● **AIM**
Transcribe each line exactly.

● **DATA BLOCK**
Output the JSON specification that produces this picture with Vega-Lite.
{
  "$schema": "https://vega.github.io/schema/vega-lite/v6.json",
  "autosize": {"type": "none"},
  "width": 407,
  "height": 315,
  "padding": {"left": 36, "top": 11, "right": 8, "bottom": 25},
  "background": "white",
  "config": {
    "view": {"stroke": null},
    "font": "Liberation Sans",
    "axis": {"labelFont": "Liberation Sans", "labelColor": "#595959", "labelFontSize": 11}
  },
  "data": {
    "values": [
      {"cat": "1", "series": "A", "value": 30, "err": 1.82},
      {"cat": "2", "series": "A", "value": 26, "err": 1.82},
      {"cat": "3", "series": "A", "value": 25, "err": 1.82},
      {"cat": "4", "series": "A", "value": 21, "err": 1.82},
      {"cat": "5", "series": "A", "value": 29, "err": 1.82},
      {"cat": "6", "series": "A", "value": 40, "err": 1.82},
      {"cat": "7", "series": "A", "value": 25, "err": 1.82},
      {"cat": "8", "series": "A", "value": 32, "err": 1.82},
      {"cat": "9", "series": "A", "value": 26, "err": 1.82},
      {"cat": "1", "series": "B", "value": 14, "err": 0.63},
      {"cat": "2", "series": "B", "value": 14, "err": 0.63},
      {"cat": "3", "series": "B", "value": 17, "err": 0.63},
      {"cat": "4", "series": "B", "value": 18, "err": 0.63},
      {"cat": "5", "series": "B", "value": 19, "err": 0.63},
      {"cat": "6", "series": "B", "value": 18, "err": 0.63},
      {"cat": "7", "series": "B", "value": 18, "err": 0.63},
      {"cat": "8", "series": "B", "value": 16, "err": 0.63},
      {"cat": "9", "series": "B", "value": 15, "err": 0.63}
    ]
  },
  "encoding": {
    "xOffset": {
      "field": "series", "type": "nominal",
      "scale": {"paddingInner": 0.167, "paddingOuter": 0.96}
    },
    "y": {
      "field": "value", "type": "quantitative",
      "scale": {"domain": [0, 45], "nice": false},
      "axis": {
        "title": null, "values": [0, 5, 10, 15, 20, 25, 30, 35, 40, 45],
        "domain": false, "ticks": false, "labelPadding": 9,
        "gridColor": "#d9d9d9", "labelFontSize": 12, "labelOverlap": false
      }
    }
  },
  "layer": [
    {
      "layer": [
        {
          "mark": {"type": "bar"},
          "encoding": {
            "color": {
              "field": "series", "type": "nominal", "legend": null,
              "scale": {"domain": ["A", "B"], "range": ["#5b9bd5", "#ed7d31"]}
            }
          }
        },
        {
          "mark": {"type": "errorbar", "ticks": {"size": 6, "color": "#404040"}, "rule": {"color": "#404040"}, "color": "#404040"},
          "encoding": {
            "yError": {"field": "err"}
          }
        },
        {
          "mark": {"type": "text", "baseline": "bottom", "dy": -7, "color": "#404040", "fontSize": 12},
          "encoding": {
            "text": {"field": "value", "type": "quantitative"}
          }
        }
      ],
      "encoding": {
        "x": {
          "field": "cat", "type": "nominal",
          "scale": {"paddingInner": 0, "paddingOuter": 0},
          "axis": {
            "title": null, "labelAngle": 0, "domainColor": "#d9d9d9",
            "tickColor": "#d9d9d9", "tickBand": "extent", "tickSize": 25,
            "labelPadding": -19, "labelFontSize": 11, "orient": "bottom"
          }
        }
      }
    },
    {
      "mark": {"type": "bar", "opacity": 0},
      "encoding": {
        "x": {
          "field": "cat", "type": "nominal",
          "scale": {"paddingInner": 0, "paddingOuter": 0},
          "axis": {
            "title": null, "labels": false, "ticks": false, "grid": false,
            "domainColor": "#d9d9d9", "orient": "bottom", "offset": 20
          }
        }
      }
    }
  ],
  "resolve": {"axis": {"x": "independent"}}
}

● **PROBLEM SOLUTION**
Output the JSON specification that produces this picture with Vega-Lite.
{
  "$schema": "https://vega.github.io/schema/vega-lite/v6.json",
  "autosize": {"type": "none"},
  "width": 407,
  "height": 315,
  "padding": {"left": 36, "top": 11, "right": 8, "bottom": 25},
  "background": "white",
  "config": {
    "view": {"stroke": null},
    "font": "Liberation Sans",
    "axis": {"labelFont": "Liberation Sans", "labelColor": "#595959", "labelFontSize": 11}
  },
  "data": {
    "values": [
      {"cat": "1", "series": "A", "value": 30, "err": 1.82},
      {"cat": "2", "series": "A", "value": 26, "err": 1.82},
      {"cat": "3", "series": "A", "value": 25, "err": 1.82},
      {"cat": "4", "series": "A", "value": 21, "err": 1.82},
      {"cat": "5", "series": "A", "value": 29, "err": 1.82},
      {"cat": "6", "series": "A", "value": 40, "err": 1.82},
      {"cat": "7", "series": "A", "value": 25, "err": 1.82},
      {"cat": "8", "series": "A", "value": 32, "err": 1.82},
      {"cat": "9", "series": "A", "value": 26, "err": 1.82},
      {"cat": "1", "series": "B", "value": 14, "err": 0.63},
      {"cat": "2", "series": "B", "value": 14, "err": 0.63},
      {"cat": "3", "series": "B", "value": 17, "err": 0.63},
      {"cat": "4", "series": "B", "value": 18, "err": 0.63},
      {"cat": "5", "series": "B", "value": 19, "err": 0.63},
      {"cat": "6", "series": "B", "value": 18, "err": 0.63},
      {"cat": "7", "series": "B", "value": 18, "err": 0.63},
      {"cat": "8", "series": "B", "value": 16, "err": 0.63},
      {"cat": "9", "series": "B", "value": 15, "err": 0.63}
    ]
  },
  "encoding": {
    "xOffset": {
      "field": "series", "type": "nominal",
      "scale": {"paddingInner": 0.167, "paddingOuter": 0.96}
    },
    "y": {
      "field": "value", "type": "quantitative",
      "scale": {"domain": [0, 45], "nice": false},
      "axis": {
        "title": null, "values": [0, 5, 10, 15, 20, 25, 30, 35, 40, 45],
        "domain": false, "ticks": false, "labelPadding": 9,
        "gridColor": "#d9d9d9", "labelFontSize": 12, "labelOverlap": false
      }
    }
  },
  "layer": [
    {
      "layer": [
        {
          "mark": {"type": "bar"},
          "encoding": {
            "color": {
              "field": "series", "type": "nominal", "legend": null,
              "scale": {"domain": ["A", "B"], "range": ["#5b9bd5", "#ed7d31"]}
            }
          }
        },
        {
          "mark": {"type": "errorbar", "ticks": {"size": 6, "color": "#404040"}, "rule": {"color": "#404040"}, "color": "#404040"},
          "encoding": {
            "yError": {"field": "err"}
          }
        },
        {
          "mark": {"type": "text", "baseline": "bottom", "dy": -7, "color": "#404040", "fontSize": 12},
          "encoding": {
            "text": {"field": "value", "type": "quantitative"}
          }
        }
      ],
      "encoding": {
        "x": {
          "field": "cat", "type": "nominal",
          "scale": {"paddingInner": 0, "paddingOuter": 0},
          "axis": {
            "title": null, "labelAngle": 0, "domainColor": "#d9d9d9",
            "tickColor": "#d9d9d9", "tickBand": "extent", "tickSize": 25,
            "labelPadding": -19, "labelFontSize": 11, "orient": "bottom"
          }
        }
      }
    },
    {
      "mark": {"type": "bar", "opacity": 0},
      "encoding": {
        "x": {
          "field": "cat", "type": "nominal",
          "scale": {"paddingInner": 0, "paddingOuter": 0},
          "axis": {
            "title": null, "labels": false, "ticks": false, "grid": false,
            "domainColor": "#d9d9d9", "orient": "bottom", "offset": 20
          }
        }
      }
    }
  ],
  "resolve": {"axis": {"x": "independent"}}
}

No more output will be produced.